新型コロナウイルスの世界的な流行は、お葬式の形すらも変えました。重症患者は最期のお別れも言えないまま、しかもすぐに火葬場へ搬送されてしまう……という噂もあり、不安はつのるばかりです。 もしも自分の家族が感染によって死亡したら、遺体は火葬できるのでしょうか。「拾骨」(お骨上げ)が可能かも合わせて解説いたします。
厚生労働省と経済産業省が発表した「新型コロナウイルス感染症により亡くなられた方及びその疑いがある方の処置、搬送、葬儀、火葬等に関するガイドライン」によると、ご遺体の火葬は24時間以内に行うことが可能とされていますが、義務ではありません。お通夜やお葬式も行えます。
皆さんご存知のように、新型コロナウイルスの主な感染経路は咳やくしゃみ、唾などによる「飛沫感染」と、ウイルスのついた手でモノや人に触れて広がる「接触感染」の2種類です。
ご遺体は飛沫を飛ばすことはないので、最大限注意を払わなければいけないのは接触感染のみです。

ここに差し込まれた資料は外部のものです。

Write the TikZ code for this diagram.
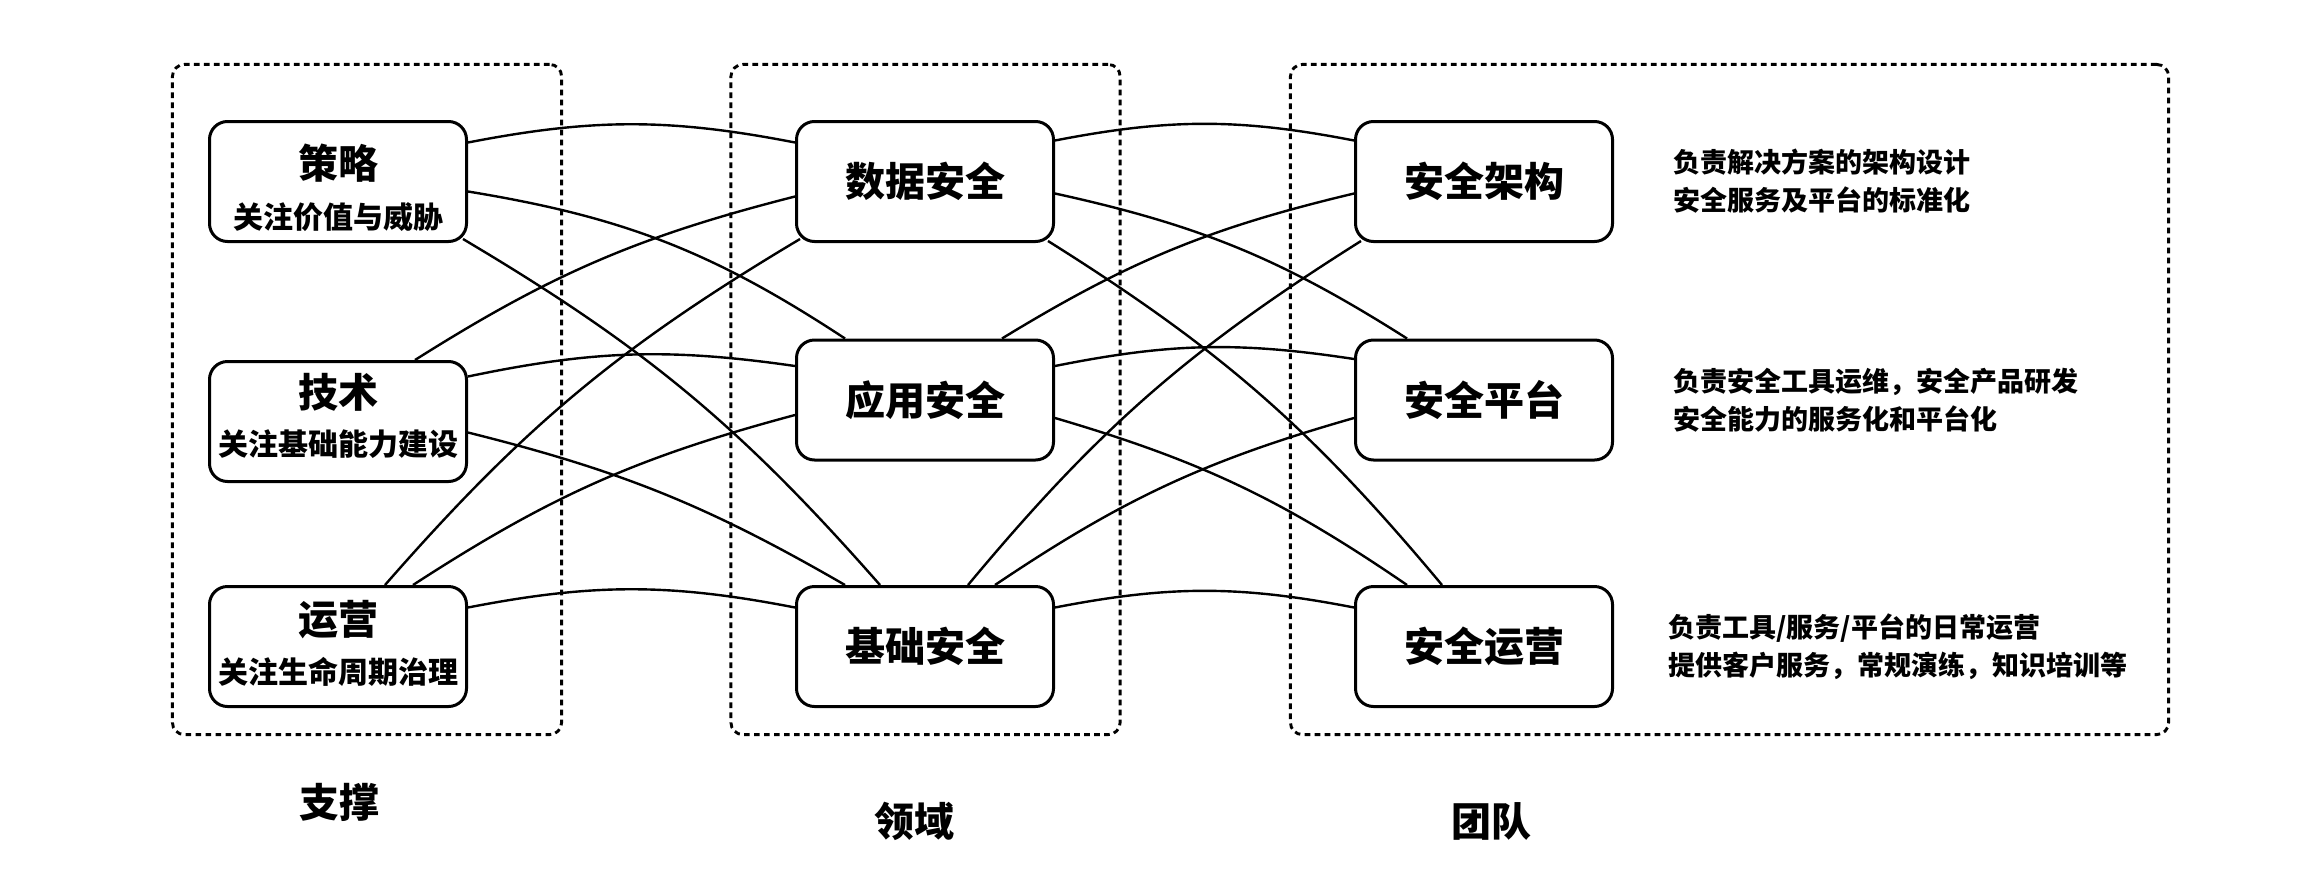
\documentclass[tikz,border=0pt]{standalone}
\usepackage{fontspec}
\setmainfont{Noto Sans CJK SC}
\begin{document}
\begin{tikzpicture}[x=0.5pt,y=-0.5pt,
  box/.style={draw, line width=1.5pt, rounded corners=9pt, minimum width=128.5pt, minimum height=60pt, inner sep=0pt},
  group/.style={draw, line width=1.45pt, rounded corners=6pt, dash pattern=on 2.85pt off 2.15pt, inner sep=0pt},
  conn/.style={line width=1.2pt},
  ttl/.style={inner sep=0pt, font=\fontsize{20pt}{24pt}\selectfont\bfseries},
  sub/.style={inner sep=0pt, font=\fontsize{15pt}{18pt}\selectfont\bfseries},
  desc/.style={inner sep=0pt, anchor=west, align=left, font=\fontsize{13.5pt}{19pt}\selectfont\bfseries},
  captxt/.style={inner sep=0pt, font=\fontsize{20pt}{24pt}\selectfont\bfseries}]
\useasboundingbox (0,0) rectangle (2300,878);

% group boxes
\node[group, minimum width=194.6pt, minimum height=335.1pt] (gL) at (367,399.5) {};
\node[group, minimum width=194.6pt, minimum height=335.1pt] (gM) at (925.5,399.5) {};
\node[group, minimum width=439.1pt, minimum height=335.1pt] (gR) at (1729.5,399.5) {};

% left column
\node[box] (L1) at (338,181.5) {};
\node[box] (L2) at (338,421.5) {};
\node[box] (L3) at (338,646.5) {};
\node[ttl] (L1t) at ([yshift=9.25pt]L1.center) {策略};
\node[sub] (L1s) at ([yshift=-17.75pt]L1.center) {关注价值与威胁};
\node[ttl] (L2t) at ([yshift=14.5pt]L2.center) {技术};
\node[sub] (L2s) at ([yshift=-11.5pt]L2.center) {关注基础能力建设};
\node[ttl] (L3t) at ([yshift=13.5pt]L3.center) {运营};
\node[sub] (L3s) at ([yshift=-12.5pt]L3.center) {关注生命周期治理};

% middle column
\node[box, ttl] (M1) at (925,181.5) {数据安全};
\node[box, ttl] (M2) at (925,400) {应用安全};
\node[box, ttl] (M3) at (925,646.5) {基础安全};

% right column
\node[box, ttl] (R1) at (1484,181.5) {安全架构};
\node[box, ttl] (R2) at (1484,400) {安全平台};
\node[box, ttl] (R3) at (1484,646.5) {安全运营};

% descriptions
\node[desc] (D1) at (1673,181.5) {负责解决方案的架构设计\\安全服务及平台的标准化};
\node[desc] (D2) at (1673,400) {负责安全工具运维，安全产品研发\\安全能力的服务化和平台化};
\node[desc] (D3) at (1668,646.5) {负责工具/服务/平台的日常运营\\提供客户服务，常规演练，知识培训等};

% captions
\node[captxt] (C1) at (339,802) {支撑};
\node[captxt] (C2) at (914,821) {领域};
\node[captxt] (C3) at (1491,821) {团队};

% left -> middle
\draw[conn] ([yshift=19.5pt]L1.east) to[bend left=11] ([yshift=19.5pt]M1.west);
\draw[conn] ([yshift=-5pt]L1.east) to[bend left=12] ([xshift=-40pt]M2.north);
\draw[conn] ([xshift=-2.5pt,yshift=2pt]L1.south east) to[bend left=9] ([xshift=-22.5pt]M3.north);
\draw[conn] ([xshift=38.5pt]L2.north) to[bend left=9] ([yshift=-7.5pt]M1.west);
\draw[conn] ([yshift=22.5pt]L2.east) to[bend left=10] ([yshift=17pt]M2.west);
\draw[conn] ([yshift=-5.5pt]L2.east) to[bend left=8] ([xshift=-40pt]M3.north);
\draw[conn] ([xshift=23.5pt]L3.north) to[bend left=9] ([xshift=2.5pt,yshift=2pt]M1.south west);
\draw[conn] ([xshift=37.5pt]L3.north) to[bend left=9] ([yshift=-7.5pt]M2.west);
\draw[conn] ([yshift=19.5pt]L3.east) to[bend left=11] ([yshift=19.5pt]M3.west);

% middle -> right
\draw[conn] ([yshift=20.5pt]M1.east) to[bend left=11] ([yshift=20.5pt]R1.west);
\draw[conn] ([yshift=-6pt]M1.east) to[bend left=10] ([xshift=-38.5pt]R2.north);
\draw[conn] ([xshift=-3.5pt,yshift=1pt]M1.south east) to[bend left=9] ([xshift=-21pt]R3.north);
\draw[conn] ([xshift=38.5pt]M2.north) to[bend left=9] ([yshift=-6pt]R1.west);
\draw[conn] ([yshift=17pt]M2.east) to[bend left=10] ([yshift=20.5pt]R2.west);
\draw[conn] ([yshift=-9pt]M2.east) to[bend left=9] ([xshift=-38.5pt]R3.north);
\draw[conn] ([xshift=21.5pt]M3.north) to[bend left=9] ([xshift=3.5pt,yshift=1pt]R1.south west);
\draw[conn] ([xshift=35pt]M3.north) to[bend left=9] ([yshift=-9pt]R2.west);
\draw[conn] ([yshift=19.5pt]M3.east) to[bend left=11] ([yshift=19.5pt]R3.west);
\end{tikzpicture}
\end{document}
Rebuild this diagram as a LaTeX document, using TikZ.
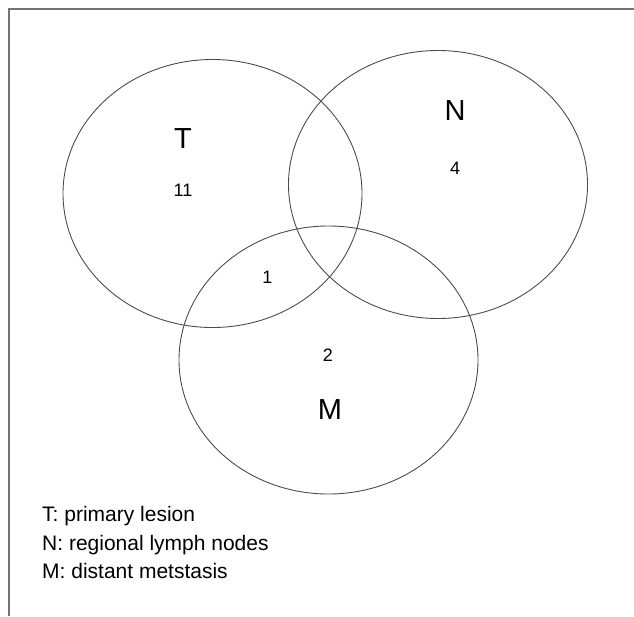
\documentclass[tikz,border=0pt]{standalone}
\usepackage{fontspec}
\setmainfont{Liberation Sans}
\usetikzlibrary{shapes.geometric}

\begin{document}
\begin{tikzpicture}[
    x=1pt, y=-1pt,
    setring/.style={draw=black!70, line width=0.9pt, ellipse, minimum width=299pt, minimum height=268pt, inner sep=0pt},
    setname/.style={font=\fontsize{29}{30}\selectfont, inner sep=0pt},
    count/.style={font=\fontsize{18}{20}\selectfont, inner sep=0pt},
    legend/.style={font=\fontsize{21}{24}\selectfont, inner sep=0pt, anchor=base west},
]
    \useasboundingbox (0,0) rectangle (634,616);
    \draw[black!55, line width=1.3pt] (9,616) -- (9,9) -- (634,9);

    % the three sets
    \node[setring] (setT) at (212.5,193.5) {};
    \node[setring] (setN) at (438,184.5) {};
    \node[setring] (setM) at (328.5,360) {};

    \node[setname] (labT) at (183,138.5) {T};
    \node[setname] (labN) at (455,110.5) {N};
    \node[setname] (labM) at (330,410) {M};

    \node[count] (cntT) at (183,190) {11};
    \node[count] (cntN) at (455,168) {4};
    \node[count] (cntTM) at (267.5,277) {1};
    \node[count] (cntM) at (328,355) {2};

    % key
    \node[legend] (keyT) at (42,521) {T: primary lesion};
    \node[legend] (keyN) at (42,550) {N: regional lymph nodes};
    \node[legend] (keyM) at (42,578.5) {M: distant metstasis};
\end{tikzpicture}
\end{document}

特に医療関係者や葬儀関係者は、適切な納棺がなされるまで、個人防護具(マスクや手袋、ガウンなど)を着用し、目や鼻を守る必要があります。
感染予防対策への取り組みは、葬儀業者によって施設の規模などの関係で異るので、予め事前確認してください。
納棺されるまでご遺体と遺族がともに過ごすことはよくあります。しかし、新型コロナウイルスによる死亡の場合、それは叶いません。医療従事者と葬儀関係者によって、「非透過性納体袋」に適切に収納された状態での対面となります。
密封された寝袋のようなもので、棺にもこの袋ごと納めることになります。顔の部分が透明になっているので、ご遺体との対面は可能です。
この処置が適正に行われていて直接触れさえしなければ、ご遺体からの感染リスクはほぼないといえるでしょう。
濃厚接触者の方は、発症のリスクがあります。厚生労働省と経済産業省が発表したガイドラインによると、症状がある場合は対面での打ち合わせ、葬儀や火葬などに出席することはご遠慮いただき、オンラインなどを活用することが望ましいとされています。
無症状の場合も同様ですが、PCR検査の結果次第では、対策を徹底すれば参列も検討できるとガイドラインでは定められています。
火葬場が1日1組のみの受付、火葬を夕方以降に限定するなど、独自の対策を行っているケースがあります。都道府県や会場によって対応は様々です。必ず確認しておきましょう。
また、火葬を待つ間、待合室などが使えないといった通常とは異なるケースがあります。万が一の被害拡大や混乱を防ぐため、遺族や参列者は事業者の指示にきちんと従うことが重要です。
ご遺体の火葬後について多くの方から事前にお問い合わせがあります。「拾骨」、俗にお骨上げ(拾い)と呼ばれる、遺族や親族の手で骨壷に納める儀式があります。こちらも通常通りに執り行うことが可能です。
100℃を超える温度にさらされた新型コロナウイルスは「失活」(反応を起こさなくなること)しますので、遺骨から感染することはありません。よって拾骨は行えますが、マスクや距離、換気など、遺族・参列者間の感染症予防対策は引き続き最大限怠らないようにしてください。
たとえ死亡原因が新型コロナウイルスだったとしても、きちんと対策をすれば最期のお見送りを行うことは可能です。感染の心配をせずに、火葬まで無事に終われるのが一番です。大切なのは、ガイドラインと事業者の指示に遺族や参列者が従うことです。
コロナ禍はまだ続きそうなご時世。心残りのないお別れとなるよう、正しい知識を身につけましょう。